MOSCOW, June 25 (RIA Novosti) – Russia said on Tuesday that Edward Snowden, the former CIA employee wanted by the US for leaking state secrets, had not crossed the Russian border.

Snowden, who leaked details of a US surveillance program to newspapers in the US and UK earlier this month, was widely reported to have flown from Hong Kong to Moscow on Sunday, from where he was expected to fly – via Cuba – to Ecuador, where he has requested asylum.

“I want to say right away that we have nothing to do with Snowden, or with his attitude to the American legal system, or with his movements around the world. He chose his own route, and we found out about it – like most people here – from the media,” Foreign Minister Sergei Lavrov said at a press conference.

“He did not cross the Russian border,” the foreign minister said.
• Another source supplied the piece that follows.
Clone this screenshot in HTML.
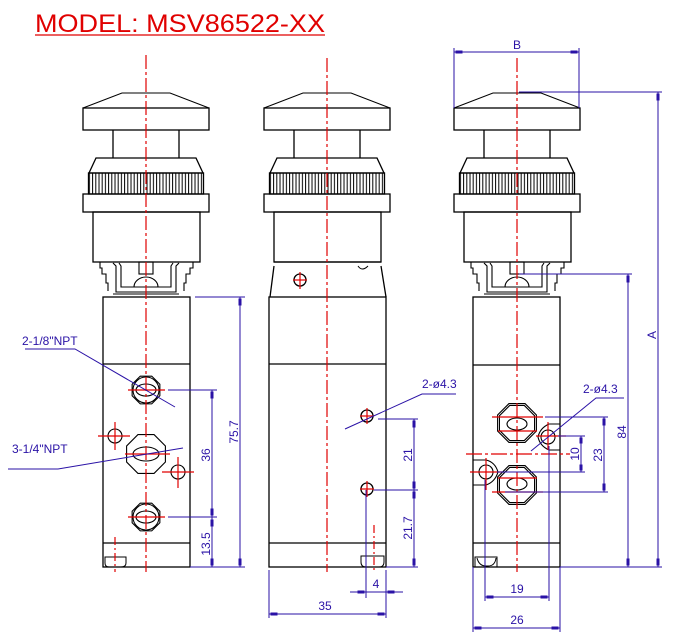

Snowden, accompanied by Sarah Harrison, a representative of whistle-blowing website WikiLeaks, was being kept out of public view at Moscow’s Sheremetyevo airport transit area, according to an airport source who spoke to RIA Novosti on Monday after Snowden failed to get on a Cuba-bound plane that he had reportedly been checked in for. Staying in the transit zone of an airport would not constitute crossing the country’s border.

There has, as yet, been no confirmed sighting of Snowden in Moscow.

Lavrov said on Tuesday that Moscow considered "attempts to accuse Russia of breaking US laws and practically of being part of a conspiracy – and accompanied by threats directed at us – as totally unfounded and unacceptable."

His comments came in response to a warning made on Monday by US Secretary of State John Kerry, who said Russia and China’s relations with the US would be damaged if it emerged that they had ignored extradition requests for Snowden.

Kerry said Snowden had betrayed his country and has to face the consequences, and it would be "very disappointing" if China and Russia had known about his plans to fly from Hong Kong to Moscow on Sunday.

China also rejected Kerry’s warning on Tuesday, saying that the US’s criticism of Hong Kong and Beijing over the affair was unfounded, inappropriate and unacceptable.

A White House spokesman said on Monday that Washington believes that Snowden remains in Russia, and called on Moscow to assess “the options available to them to expel Mr. Snowden back to the United States.”

A Belarusian Foreign Affairs Ministry spokesman on Tuesday denied media speculation that Snowden had applied for political asylum there.